The Finance Bill, 2013 (the “Bill”) was published on 13 February 2013. The Bill will implement the changes announced by the Minister for Finance in Budget 2013. There are two significant changes from a pensions perspective. They are:
Early draw down of Additional Voluntary Contributions (“AVCs”)
The Bill gives members a once off opportunity to draw down up to 30% of the value of their AVCs for a period of three years commencing on the date of the passing of the Finance Act, 2013. The option is available solely for AVCs made by the member to provide additional benefits in retirement and expressly excludes employer contributions, contributions made to a Personal Retirement Savings Account (“PRSA”) that are not AVCs or AVCs made for the purposes of purchasing notional service. Where a member’s AVCs are the subject of a Pensions Adjustment Order (“PAO”) the member and the non-member spouse will be deemed to each hold a share of the AVC fund and permitted to exercise the option independently. Amendments introduced at Committee Stage now provide that the option to draw down AVCs overrides the rules of the relevant pension scheme and so, if the Bill is passed with these new provisions, where members wish to avail of the option, no scheme amendment will be required.
Tax at the higher rate will automatically be applied to an early drawdown unless the member provides the administrator with the relevant Revenue documentation. The payments are not liable to USC and it is proposed that they will be exempted from PRSI in the next Social Welfare and Pensions Bill. The Bill also sets out certain documentation retention and disclosure requirements that will apply to administrators where early draw down requests are received.
Temporary reversal of Approved Retirement Fund (“ARF”) and Approved Minimum Retirement Fund (“AMRF”) limits
The pre-2011 monetary limits for ARF options have been reinstated by the Bill. These limits are lower than those that currently apply. These are intended to apply for a period of three years from the passing of the Bill.

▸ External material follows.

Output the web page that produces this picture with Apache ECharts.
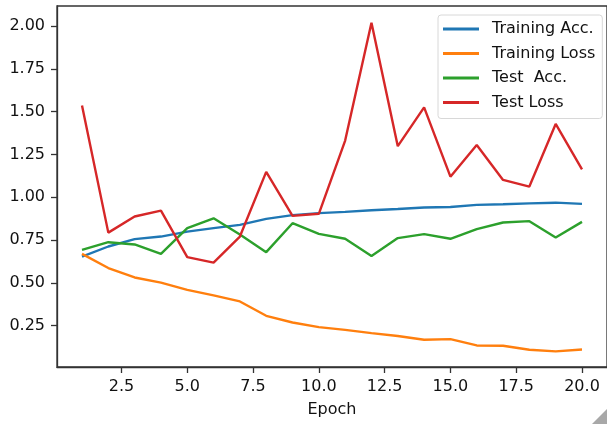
<!DOCTYPE html>
<html>
<head>
<meta charset="utf-8">
<script src="https://cdn.jsdelivr.net/npm/echarts@6/dist/echarts.min.js"></script>
<style>
html,body{margin:0;padding:0;background:#fff;}
#chart{width:607px;height:424px;}
</style>
</head>
<body>
<div id="chart"></div>
<script>
const epochs = [1,2,3,4,5,6,7,8,9,10,11,12,13,14,15,16,17,18,19,20];
const trainingAcc = [0.653,0.712,0.755,0.770,0.799,0.819,0.838,0.873,0.895,0.907,0.914,0.924,0.931,0.940,0.943,0.955,0.959,0.964,0.968,0.961];
const trainingLoss = [0.669,0.586,0.531,0.501,0.459,0.426,0.391,0.307,0.268,0.241,0.225,0.206,0.189,0.167,0.171,0.134,0.132,0.109,0.099,0.110];
const testAcc = [0.692,0.737,0.724,0.669,0.819,0.877,0.782,0.679,0.848,0.786,0.757,0.657,0.761,0.784,0.757,0.813,0.852,0.860,0.764,0.856];
const testLoss = [1.536,0.793,0.887,0.922,0.650,0.618,0.770,1.148,0.891,0.903,1.331,2.019,1.298,1.525,1.120,1.305,1.101,1.062,1.428,1.163];
const seriesNames = ['Training Acc.','Training Loss','Test  Acc.','Test Loss'];
const seriesColors = ['#1f77b4','#ff7f0e','#2ca02c','#d62728'];
const xTicks = [2.5,5,7.5,10,12.5,15,17.5,20];
const yTicks = [0.25,0.5,0.75,1.0,1.25,1.5,1.75,2.0];
const xLabel = 'Epoch';

const allSeries = [trainingAcc, trainingLoss, testAcc, testLoss];
const FONT = 'DejaVu Sans';
const chart = echarts.init(document.getElementById('chart'), null, {renderer:'canvas'});
chart.setOption({
  animation:false,
  backgroundColor:'#fff',
  grid:{left:57, top:6, width:557, height:361, show:true, borderColor:'#333', borderWidth:1.3, backgroundColor:'transparent'},
  xAxis:{
    type:'value', min:0.05, max:20.95,
    name:xLabel, nameLocation:'middle', nameGap:35,
    nameTextStyle:{fontFamily:FONT, fontSize:16, color:'#111'},
    splitLine:{show:false},
    axisLine:{show:true, lineStyle:{color:'#333', width:1.3}},
    axisTick:{show:true, length:6, inside:false, customValues:xTicks, lineStyle:{color:'#333', width:1.3}},
    axisLabel:{customValues:xTicks, margin:12, fontFamily:FONT, fontSize:16, color:'#111', formatter:v=>v.toFixed(1)}
  },
  yAxis:{
    type:'value', min:0.008, max:2.117,
    splitLine:{show:false},
    axisLine:{show:true, lineStyle:{color:'#333', width:1.3}},
    axisTick:{show:true, length:6, inside:false, customValues:yTicks, lineStyle:{color:'#333', width:1.3}},
    axisLabel:{customValues:yTicks, margin:12, fontFamily:FONT, fontSize:16, color:'#111', formatter:v=>v.toFixed(2)}
  },
  legend:{
    left:438, top:15, orient:'vertical',
    padding:[6,7,8,5], itemGap:8.5, itemWidth:36, itemHeight:3,
    icon:'rect',
    backgroundColor:'rgba(255,255,255,0.8)', borderColor:'#d8d8d8', borderWidth:1, borderRadius:3,
    textStyle:{fontFamily:FONT, fontSize:16, color:'#111', padding:[0,0,0,8], lineHeight:16, height:16},
    data:seriesNames
  },
  series: allSeries.map((vals,i)=>({
    name:seriesNames[i], type:'line', symbol:'none', showSymbol:false,
    color:seriesColors[i],
    lineStyle:{color:seriesColors[i], width:2.4},
    data: epochs.map((e,j)=>[e, vals[j]])
  })),
  graphic:[{type:'polygon', shape:{points:[[607,409],[607,424],[592,424]]}, style:{fill:'#a8a8a8'}, z:100}]
});
</script>
</body>
</html>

The reapplied lower limits are:
- the minimum guaranteed pension income for life that a member must have is €12,700 per annum in order for an individual under 75 to establish an ARF (this had been increased to 1.5 times the State Pension (Contributory) which, at present, amounts to approximately €18,000 per annum); and
- the maximum amount to be set aside in an AMRF if the minimum guaranteed pension income for life is not met must be €63,500 (this had been increased to 10 times the State Pension (Contributory) which, at present, amounts to approximately €119,800).
Interim provisions have also been included in the Bill to ensure that individuals who established ARFs while the higher limits were in force (i.e. between 6 February 2011 and the date of the revision, probably April 2013) will not be disadvantaged.